Williams did offer a few stipulations, though. He didn’t want the Genie to feature in more than 25 percent of the film’s accompanying advertising materials, and he didn’t want his voice used to hawk merchandise, “as in Burger King, as in toys, as in stuff,” he said on NBC’s Today Show.

In the studio, Williams had such a blast that he gave Disney 30 hours of improvised dialogue. As a result, the charismatic blue-skinned character was thrust from the background to center stage, emerging as the film’s true star.

Robin Williams dances with the genie at a party for the impending release of “Aladdin and the King of Thieves”. (JOHN T. BARR/AFP via Getty Images)

Then, Disney betrayed Williams’s boundaries. First, Genie ended up inhabiting about a third of the film’s poster. Legend has it that Williams complained to Disney chairman Jeffrey Katzenberg, who had the poster updated and replaced—though only in venues he thought Williams might see. Then, Williams claimed that Disney used his voice in advertisements. The actor’s work on Mork & Mindy during the 1970s had spawned lunchboxes, but that was a character. Williams considered the Genie his likeness.

So, Williams started criticizing Disney publicly whenever he could. At first, the company argued that he was just salty about not demanding more money for the eventual hit at the outset. Then, they tried sending Williams a Picasso to silence him. Although New York Magazine valued the artwork at $1 million in 1993, the gesture apparently only enraged Williams further. For one, he found the artwork so ugly that he never hung it up in his maximalist home. Comedic actor Eric Idle recommended he burn it on TV, which even Williams found a little harsh. Instead, the actor considered giving the work to Creative Artist Agency co-founder Michael Ovitz’s son for his bar mitzvah.

Ultimately, Williams only got over the dispute when Katzenberg left Disney, and his replacement, Joe Rhohde, apologized, paving the way for Williams’s appearance in the third Aladdin film, after skipping out on the second.

Pablo Picasso, Self Portrait (1901). Collection of the Musée National Picasso-Paris.

The mystery of which Picasso painting Williams received, however, remains unsolved. According to New York Magazine, the work was a late Picasso, “from a series of Picasso self-portraits in which he imagines himself as other artists; here he’s a one-eared Van Gogh.”

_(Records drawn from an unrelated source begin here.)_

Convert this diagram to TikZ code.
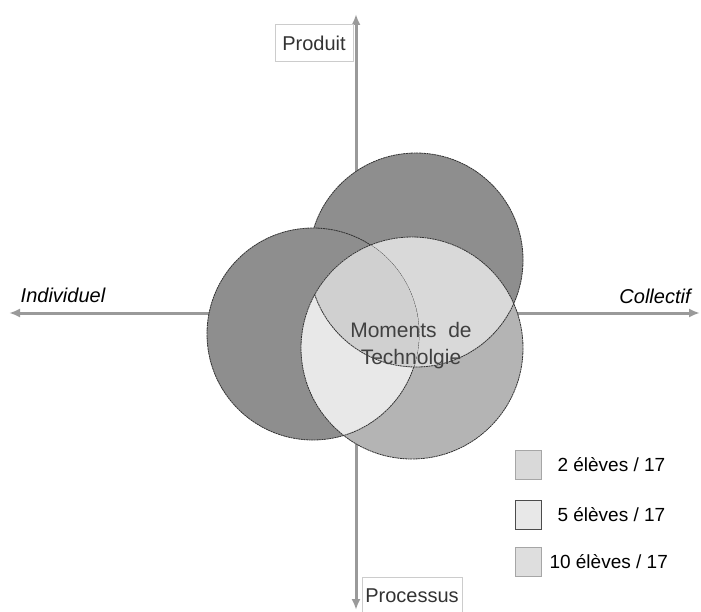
\documentclass[tikz,border=0pt]{standalone}
\usepackage{fontspec}
\setmainfont{Liberation Sans}
\usetikzlibrary{arrows.meta}

\definecolor{axegris}{HTML}{9A9A9A}
\definecolor{fonce}{HTML}{8E8E8E}
\definecolor{moyen}{HTML}{B4B4B4}
\definecolor{clair}{HTML}{E8E8E8}
\definecolor{pale}{HTML}{D9D9D9}
\definecolor{milieu}{HTML}{D0D0D0}

\begin{document}
\begin{tikzpicture}[x=1pt, y=-1pt,
    axe/.style={line width=3pt, draw=axegris, {Latex[length=11pt,width=9pt]}-{Latex[length=11pt,width=9pt]}},
    etiq/.style={draw=gray!40, fill=white, text=black!80, font=\fontsize{20}{24}\selectfont, inner sep=3pt, anchor=center},
    pole/.style={font=\fontsize{20}{24}\selectfont\itshape},
    cercle/.style={draw=black!80, line width=0.8pt, dash pattern=on 2pt off 0.6pt},
    case/.style={draw=gray!70, minimum width=26pt, minimum height=29pt, inner sep=0pt},
    leg/.style={font=\fontsize{19}{23}\selectfont, anchor=west}
]
\useasboundingbox (0,0) rectangle (701,612);

% axes
\coordinate (haut) at (356,14);
\coordinate (bas) at (356,610);
\coordinate (gauche) at (9,313);
\coordinate (droite) at (700,313);
\draw[axe] (bas) -- (haut);
\draw[axe] (gauche) -- (droite);

% cercles
\coordinate (cL) at (313,334);
\coordinate (cT) at (416,260);
\coordinate (cB) at (412,348);
\def\rL{106}
\def\rT{107}
\def\rB{111}

\fill[fonce] (cT) circle[radius=\rT];
\draw[cercle] (cT) circle[radius=\rT];
\fill[fonce] (cL) circle[radius=\rL];
\draw[cercle] (cL) circle[radius=\rL];
\fill[moyen] (cB) circle[radius=\rB];
\begin{scope}
  \clip (cB) circle[radius=\rB];
  \fill[pale] (cT) circle[radius=\rT];
  \fill[clair] (cL) circle[radius=\rL];
  \draw[cercle] (cL) circle[radius=\rL];
  \begin{scope}
    \clip (cL) circle[radius=\rL];
    \fill[milieu] (cT) circle[radius=\rT];
  \end{scope}
  \draw[cercle] (cT) circle[radius=\rT];
\end{scope}
\draw[cercle] (cB) circle[radius=\rB];

\node[font=\fontsize{21}{27}\selectfont, align=center, text=black!75] (moments) at (411,346)
  {Moments\ \ de\\Technolgie};

% etiquettes des axes
\node[etiq, minimum width=78pt, minimum height=37pt] (produit) at (314,43) {Produit};
\node[etiq, minimum width=100pt, minimum height=37pt] (processus) at (412,596) {Processus};
\node[pole] (indiv) at (63,295) {Individuel};
\node[pole] (collectif) at (655,296) {Collectif};

% legende
\node[case, fill=pale] (case2) at (528,465) {};
\node[case, fill=clair, draw=black!70] (case5) at (528,515) {};
\node[case, fill=milieu!70] (case10) at (528,562) {};
\node[leg] (leg2) at (554,465) {2 élèves / 17};
\node[leg] (leg5) at (554,515) {5 élèves / 17};
\node[leg] (leg10) at (546,562) {10 élèves / 17};

\end{tikzpicture}
\end{document}
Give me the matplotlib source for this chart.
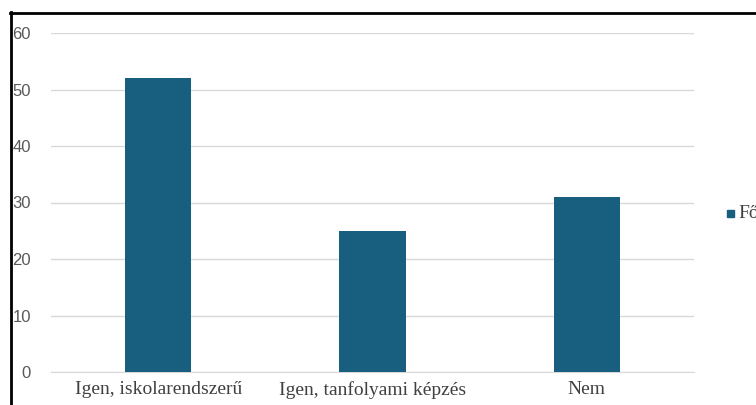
import matplotlib.pyplot as plt
from matplotlib.lines import Line2D
from matplotlib.patches import Rectangle

plt.rcParams["font.family"] = ["Liberation Serif", "DejaVu Serif"]

categories = ["Igen, iskolarendszerű", "Igen, tanfolyami képzés", "Nem"]
values = [52, 25, 31]
legend_label = "Fő"
bar_color = "#175e7f"

W, H = 756, 405
fig = plt.figure(figsize=(W / 100, H / 100), dpi=100)
fig.patch.set_facecolor("white")

ax = fig.add_axes([51 / W, 33 / H, 643 / W, 339 / H])
x = range(len(categories))
ax.bar(x, values, width=0.31, color=bar_color, zorder=3)

ax.set_xlim(-0.5, len(categories) - 0.5)
ax.set_ylim(0, 60)
ax.set_yticks(range(0, 61, 10))
ax.set_xticks(list(x))
ax.set_xticklabels(categories)

ax.grid(axis="y", color="#d9d9d9", linewidth=1, zorder=0)
ax.tick_params(axis="both", length=0)
ax.tick_params(axis="y", pad=14.5, labelsize=12, labelcolor="#595959")
ax.tick_params(axis="x", pad=6.5, labelsize=14, labelcolor="#404040")
for side in ["top", "right", "left"]:
    ax.spines[side].set_visible(False)
ax.spines["bottom"].set_color("#d9d9d9")
ax.spines["bottom"].set_zorder(1)

# y axis numbers in sans
for lbl in ax.get_yticklabels():
    lbl.set_family("Liberation Sans")

# legend entry, runs off the right edge
fig.add_artist(Rectangle((727 / W, (H - 217) / H), 7 / W, 7 / H,
                         transform=fig.transFigure, color=bar_color))
fig.text(738 / W, (H - 213) / H, legend_label, fontsize=14,
         color="#404040", va="center", ha="left")

# outer frame of the chart box
fig.add_artist(Line2D([10 / W, 1], [(H - 12.5) / H] * 2, color="black",
                      linewidth=2, transform=fig.transFigure))
fig.add_artist(Line2D([10.5 / W] * 2, [0, (H - 12) / H], color="black",
                      linewidth=2, transform=fig.transFigure))

fig.savefig("out.png", dpi=100)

Picasso painted 30 self-portraits throughout his seven-decade career, amassing a visual autobiography of his stylistic evolution. But, no evidence exists that Picasso ever created this particular series—leading one intrepid YouTuber to question whether the work was a fake. What’s more, the painting didn’t appear amongst Williams’ Banksy and Niki de Saint-Phalle pieces when his art collection went to auction four years after his tragic death. Nonetheless, the story of this enigmatic painting retains its infamy.